Da secoli, attraverso il ricamo, sono state raccontate storie. Storie semplici e storie dalle trame (!) fittissime. Storie sacre, storie profane, storie di eroi, di santi, storie quotidiane, storie di violenza. Un filo a unire il mondo intero, attraverso il tempo, attraverso milioni di mani — perlopiù mani di donna, che da altre mani hanno imparato e ad altre mani tramandato un’arte antichissima che è sia universale che, per tecniche, tematiche e tradizioni, legata al territorio.
Quel stesso filo ha raggiunto anche l’artista californiana Michelle Kingdom (di lei abbiamo già parlato in passato: qui e qui), che inizialmente ha cominciato a praticare il ricamo come atto creativo essenzialmente intimo — «una forma d’arte molto privata, che ho scelto di tenere per me per molti anni.
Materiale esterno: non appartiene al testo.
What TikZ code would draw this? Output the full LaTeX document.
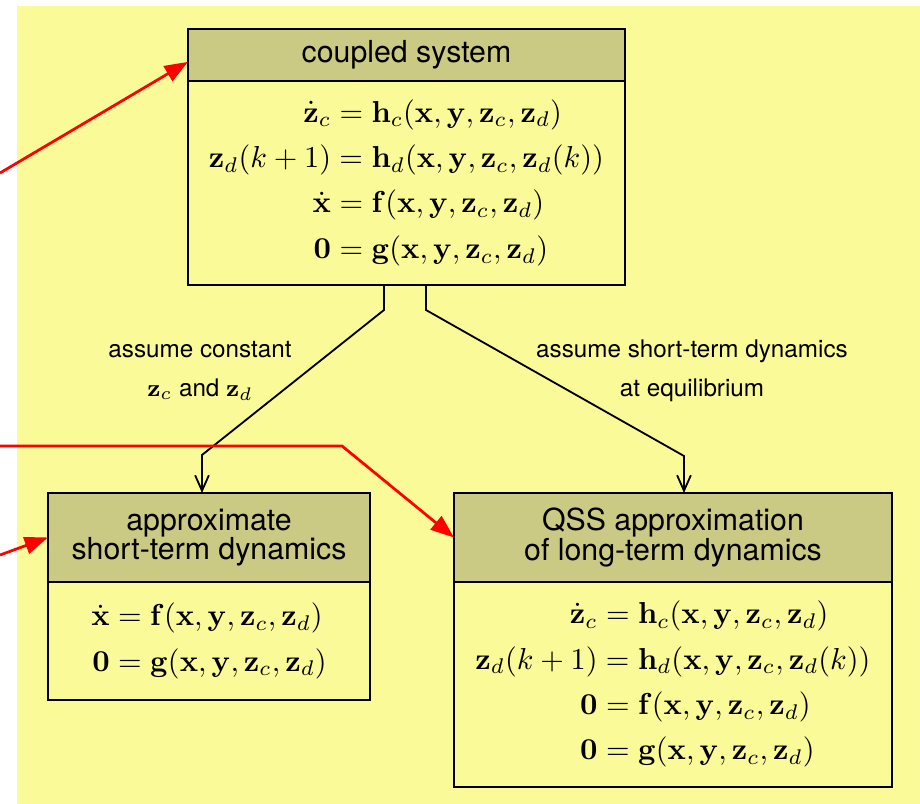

Era un rifugio dalle influenze esterne, dai giudizi che spesso sabotavano i miei tentativi di dipingere», spiega lei, che solo da pochi anni ha deciso di rendere pubblici i suoi lavori con ago e filo, ottenendo un immediato successo.
Il filo, nelle opere di Kingdom, non è solo strumento ma, spesso, è anche metafora, utilizzata per raccontare stati d’animo, relazioni, sottili violenze, consapevolezza di sé, esplorazione della femminilità.